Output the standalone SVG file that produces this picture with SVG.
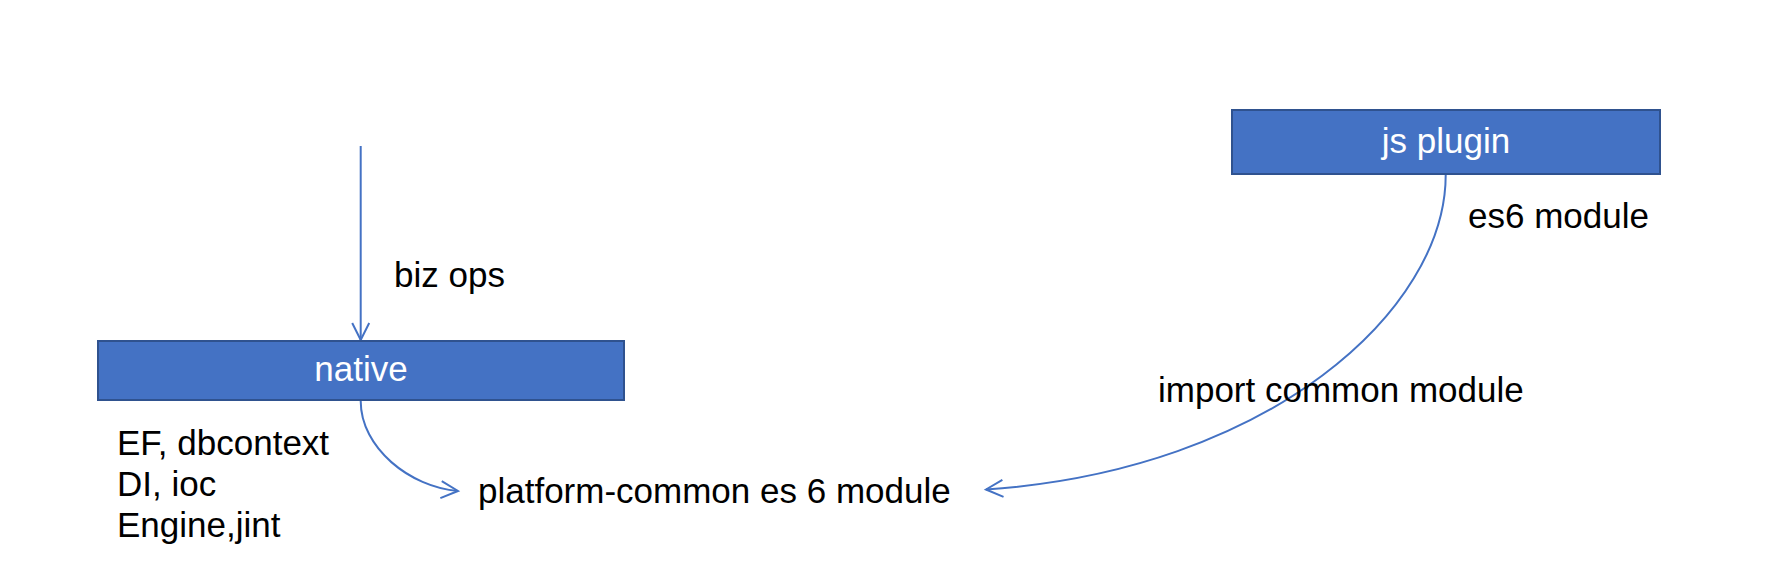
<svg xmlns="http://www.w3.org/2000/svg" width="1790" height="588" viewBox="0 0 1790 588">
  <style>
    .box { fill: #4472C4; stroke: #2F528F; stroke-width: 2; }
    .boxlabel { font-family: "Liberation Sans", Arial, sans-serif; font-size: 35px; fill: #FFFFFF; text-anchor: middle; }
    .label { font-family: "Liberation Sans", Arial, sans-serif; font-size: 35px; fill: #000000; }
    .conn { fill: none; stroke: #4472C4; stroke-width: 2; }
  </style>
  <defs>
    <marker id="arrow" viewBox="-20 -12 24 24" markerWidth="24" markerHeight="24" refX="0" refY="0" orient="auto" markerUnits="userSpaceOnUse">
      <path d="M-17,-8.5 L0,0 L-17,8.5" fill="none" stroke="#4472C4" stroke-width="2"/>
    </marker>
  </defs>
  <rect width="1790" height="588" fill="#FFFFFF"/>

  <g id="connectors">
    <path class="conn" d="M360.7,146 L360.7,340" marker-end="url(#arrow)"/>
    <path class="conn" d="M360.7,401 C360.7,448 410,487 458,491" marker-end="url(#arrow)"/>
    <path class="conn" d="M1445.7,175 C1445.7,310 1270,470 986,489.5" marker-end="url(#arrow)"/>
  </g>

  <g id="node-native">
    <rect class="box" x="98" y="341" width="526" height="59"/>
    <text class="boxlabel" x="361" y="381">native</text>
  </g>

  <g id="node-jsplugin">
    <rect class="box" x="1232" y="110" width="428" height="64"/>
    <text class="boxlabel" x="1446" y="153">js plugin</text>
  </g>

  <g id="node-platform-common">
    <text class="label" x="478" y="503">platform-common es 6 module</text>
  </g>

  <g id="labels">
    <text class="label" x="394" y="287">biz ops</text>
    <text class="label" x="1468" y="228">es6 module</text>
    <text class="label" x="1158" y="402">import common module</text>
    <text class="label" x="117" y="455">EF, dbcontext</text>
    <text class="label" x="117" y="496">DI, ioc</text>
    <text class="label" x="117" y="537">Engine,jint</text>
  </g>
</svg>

==============================

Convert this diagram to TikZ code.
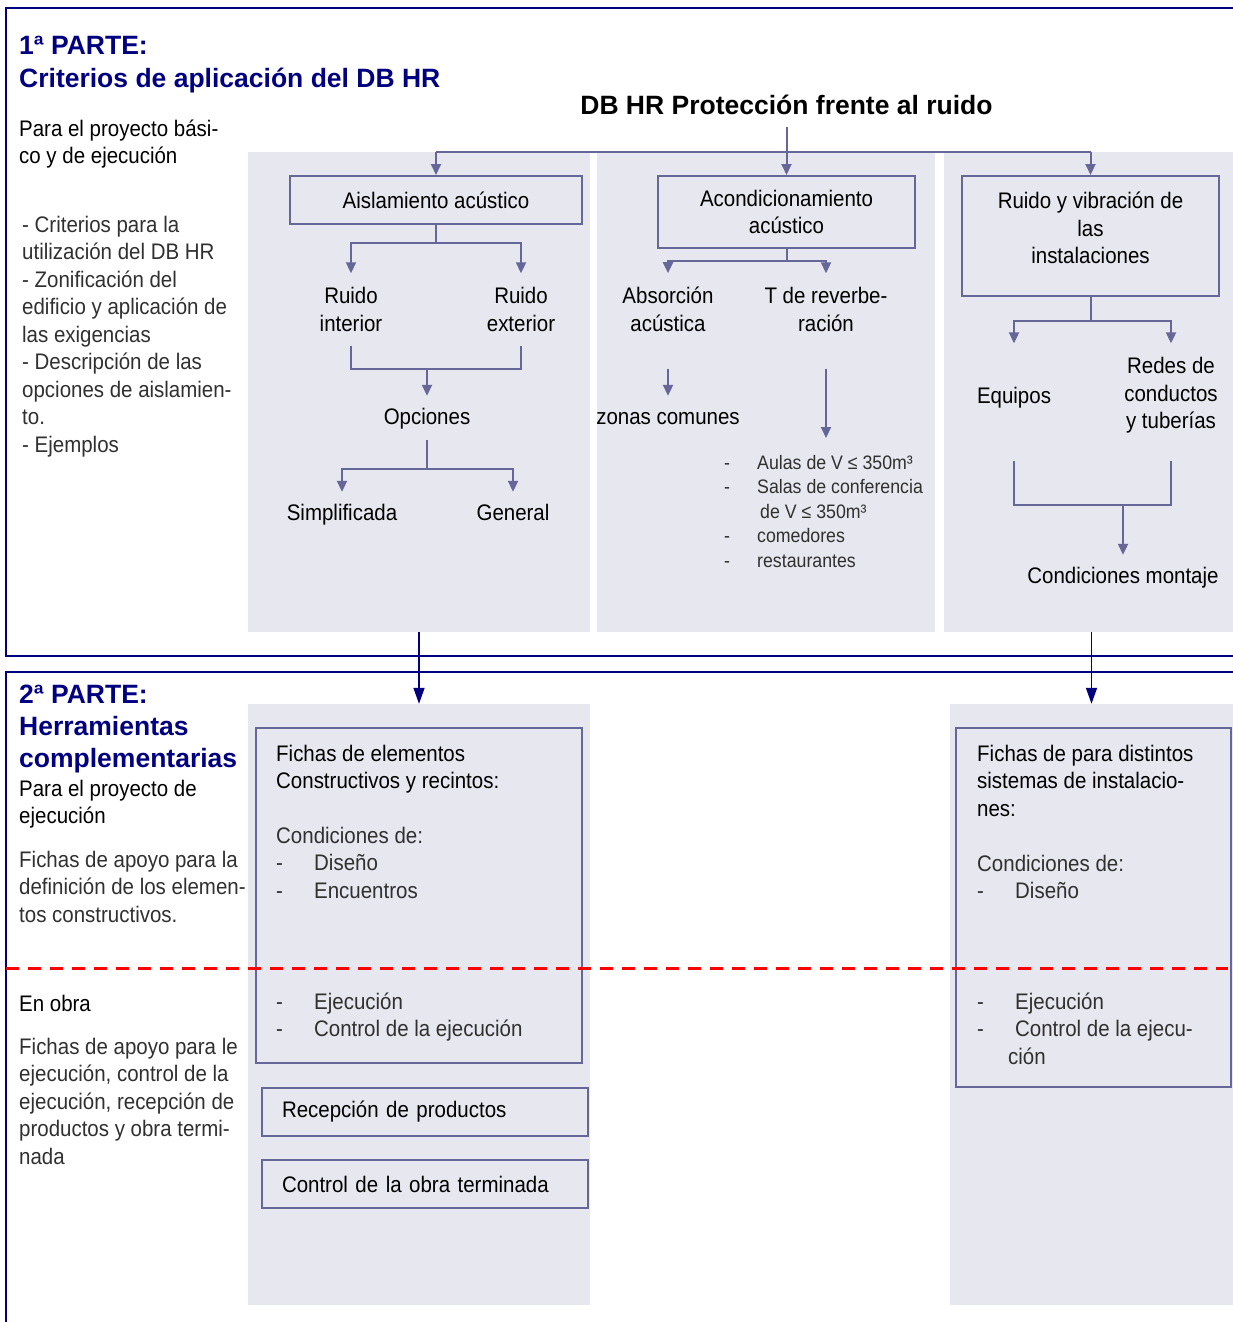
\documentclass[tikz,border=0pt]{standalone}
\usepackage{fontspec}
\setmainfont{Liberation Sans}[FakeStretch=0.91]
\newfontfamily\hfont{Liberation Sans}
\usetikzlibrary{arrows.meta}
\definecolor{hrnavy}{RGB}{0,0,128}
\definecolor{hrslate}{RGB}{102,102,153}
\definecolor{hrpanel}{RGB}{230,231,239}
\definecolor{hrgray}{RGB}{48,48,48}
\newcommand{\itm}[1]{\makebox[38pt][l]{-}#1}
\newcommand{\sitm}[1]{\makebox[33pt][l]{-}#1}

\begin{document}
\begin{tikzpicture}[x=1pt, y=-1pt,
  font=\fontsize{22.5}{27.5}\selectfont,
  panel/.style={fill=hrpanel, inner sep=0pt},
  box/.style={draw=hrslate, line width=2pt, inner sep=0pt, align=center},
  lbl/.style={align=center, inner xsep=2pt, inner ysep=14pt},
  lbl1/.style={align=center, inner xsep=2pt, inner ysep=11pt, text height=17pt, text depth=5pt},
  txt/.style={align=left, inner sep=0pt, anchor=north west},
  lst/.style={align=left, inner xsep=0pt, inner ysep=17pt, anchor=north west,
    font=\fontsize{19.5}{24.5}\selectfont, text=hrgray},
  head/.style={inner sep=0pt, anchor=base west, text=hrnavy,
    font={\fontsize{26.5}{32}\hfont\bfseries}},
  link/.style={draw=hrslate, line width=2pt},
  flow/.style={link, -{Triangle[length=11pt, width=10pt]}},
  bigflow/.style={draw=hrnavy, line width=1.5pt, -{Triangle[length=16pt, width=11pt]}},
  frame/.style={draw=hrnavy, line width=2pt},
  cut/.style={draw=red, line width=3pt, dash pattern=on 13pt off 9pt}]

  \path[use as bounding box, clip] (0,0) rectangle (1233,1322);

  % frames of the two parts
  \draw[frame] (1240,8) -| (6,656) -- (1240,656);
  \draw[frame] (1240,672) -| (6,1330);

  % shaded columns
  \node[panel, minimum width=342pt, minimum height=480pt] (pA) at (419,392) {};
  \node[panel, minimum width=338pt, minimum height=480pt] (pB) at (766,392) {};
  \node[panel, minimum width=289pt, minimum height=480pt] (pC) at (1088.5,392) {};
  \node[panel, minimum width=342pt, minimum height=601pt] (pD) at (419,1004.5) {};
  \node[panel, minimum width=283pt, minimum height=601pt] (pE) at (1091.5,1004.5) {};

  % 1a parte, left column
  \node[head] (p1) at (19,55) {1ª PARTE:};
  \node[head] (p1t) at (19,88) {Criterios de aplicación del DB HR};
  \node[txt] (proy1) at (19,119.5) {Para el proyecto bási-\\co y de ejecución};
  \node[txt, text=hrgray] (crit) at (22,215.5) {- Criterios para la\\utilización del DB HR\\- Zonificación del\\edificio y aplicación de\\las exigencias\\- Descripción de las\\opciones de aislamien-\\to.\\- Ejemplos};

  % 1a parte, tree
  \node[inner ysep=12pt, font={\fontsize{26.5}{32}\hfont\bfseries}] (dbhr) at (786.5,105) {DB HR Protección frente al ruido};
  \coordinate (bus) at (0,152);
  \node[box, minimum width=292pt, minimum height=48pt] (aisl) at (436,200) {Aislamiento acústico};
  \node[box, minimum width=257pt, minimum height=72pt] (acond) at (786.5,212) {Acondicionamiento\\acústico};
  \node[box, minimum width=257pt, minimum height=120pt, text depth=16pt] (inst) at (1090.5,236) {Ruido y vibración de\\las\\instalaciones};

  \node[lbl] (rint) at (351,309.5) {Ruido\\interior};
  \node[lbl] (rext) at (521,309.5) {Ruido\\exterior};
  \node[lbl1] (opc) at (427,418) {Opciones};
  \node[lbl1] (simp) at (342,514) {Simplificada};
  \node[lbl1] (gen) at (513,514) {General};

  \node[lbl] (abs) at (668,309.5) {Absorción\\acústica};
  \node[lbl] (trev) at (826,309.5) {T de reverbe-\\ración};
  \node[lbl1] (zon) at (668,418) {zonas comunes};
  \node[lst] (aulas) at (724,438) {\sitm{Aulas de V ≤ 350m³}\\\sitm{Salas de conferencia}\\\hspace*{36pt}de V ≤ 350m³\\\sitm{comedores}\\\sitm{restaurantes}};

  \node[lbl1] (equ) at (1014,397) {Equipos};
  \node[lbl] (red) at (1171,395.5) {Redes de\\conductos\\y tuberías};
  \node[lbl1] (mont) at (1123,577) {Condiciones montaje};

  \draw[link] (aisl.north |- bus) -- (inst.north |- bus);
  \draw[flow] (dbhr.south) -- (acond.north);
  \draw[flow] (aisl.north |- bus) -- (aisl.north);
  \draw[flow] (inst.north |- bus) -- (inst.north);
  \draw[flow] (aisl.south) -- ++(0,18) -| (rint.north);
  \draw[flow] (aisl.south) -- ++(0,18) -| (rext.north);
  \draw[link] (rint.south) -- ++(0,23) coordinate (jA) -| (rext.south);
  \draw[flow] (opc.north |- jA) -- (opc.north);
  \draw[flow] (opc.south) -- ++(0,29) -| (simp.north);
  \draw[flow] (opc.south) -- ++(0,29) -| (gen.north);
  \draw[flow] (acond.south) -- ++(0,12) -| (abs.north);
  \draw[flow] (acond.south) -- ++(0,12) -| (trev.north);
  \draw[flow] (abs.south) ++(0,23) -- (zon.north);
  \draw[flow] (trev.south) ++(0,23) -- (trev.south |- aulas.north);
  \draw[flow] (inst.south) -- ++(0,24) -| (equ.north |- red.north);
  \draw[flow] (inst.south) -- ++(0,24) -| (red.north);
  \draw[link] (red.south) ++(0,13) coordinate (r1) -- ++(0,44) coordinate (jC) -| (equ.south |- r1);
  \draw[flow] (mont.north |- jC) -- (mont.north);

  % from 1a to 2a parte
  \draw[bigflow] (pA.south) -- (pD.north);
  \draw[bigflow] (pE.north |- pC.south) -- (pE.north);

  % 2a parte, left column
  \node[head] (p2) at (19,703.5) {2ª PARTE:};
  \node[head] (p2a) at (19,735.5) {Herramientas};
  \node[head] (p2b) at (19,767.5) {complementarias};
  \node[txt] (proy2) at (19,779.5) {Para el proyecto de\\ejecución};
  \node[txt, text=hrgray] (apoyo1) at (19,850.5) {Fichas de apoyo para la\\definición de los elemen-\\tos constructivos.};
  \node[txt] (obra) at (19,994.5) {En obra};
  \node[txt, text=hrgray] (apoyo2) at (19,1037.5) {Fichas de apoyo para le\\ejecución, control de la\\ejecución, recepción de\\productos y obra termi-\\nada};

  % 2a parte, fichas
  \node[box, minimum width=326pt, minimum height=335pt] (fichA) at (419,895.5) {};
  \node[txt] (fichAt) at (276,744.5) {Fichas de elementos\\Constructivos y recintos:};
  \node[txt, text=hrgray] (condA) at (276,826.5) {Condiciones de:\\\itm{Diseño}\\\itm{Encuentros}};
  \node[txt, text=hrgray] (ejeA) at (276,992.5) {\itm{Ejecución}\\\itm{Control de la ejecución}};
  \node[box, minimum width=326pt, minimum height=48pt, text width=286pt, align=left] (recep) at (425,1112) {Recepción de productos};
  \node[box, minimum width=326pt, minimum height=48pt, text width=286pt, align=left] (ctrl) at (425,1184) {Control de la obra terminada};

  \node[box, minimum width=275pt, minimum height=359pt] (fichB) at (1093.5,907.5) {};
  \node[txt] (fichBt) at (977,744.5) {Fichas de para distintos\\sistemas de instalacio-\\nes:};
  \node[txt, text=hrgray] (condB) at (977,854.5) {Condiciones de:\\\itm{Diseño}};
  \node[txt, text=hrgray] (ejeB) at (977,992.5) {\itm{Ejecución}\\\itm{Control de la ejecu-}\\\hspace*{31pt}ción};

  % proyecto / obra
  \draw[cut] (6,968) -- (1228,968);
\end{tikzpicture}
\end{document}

==============================

● Given request
Tell how many lines in the material contain the word "standalone". Only the number is wanted.

● Full response
2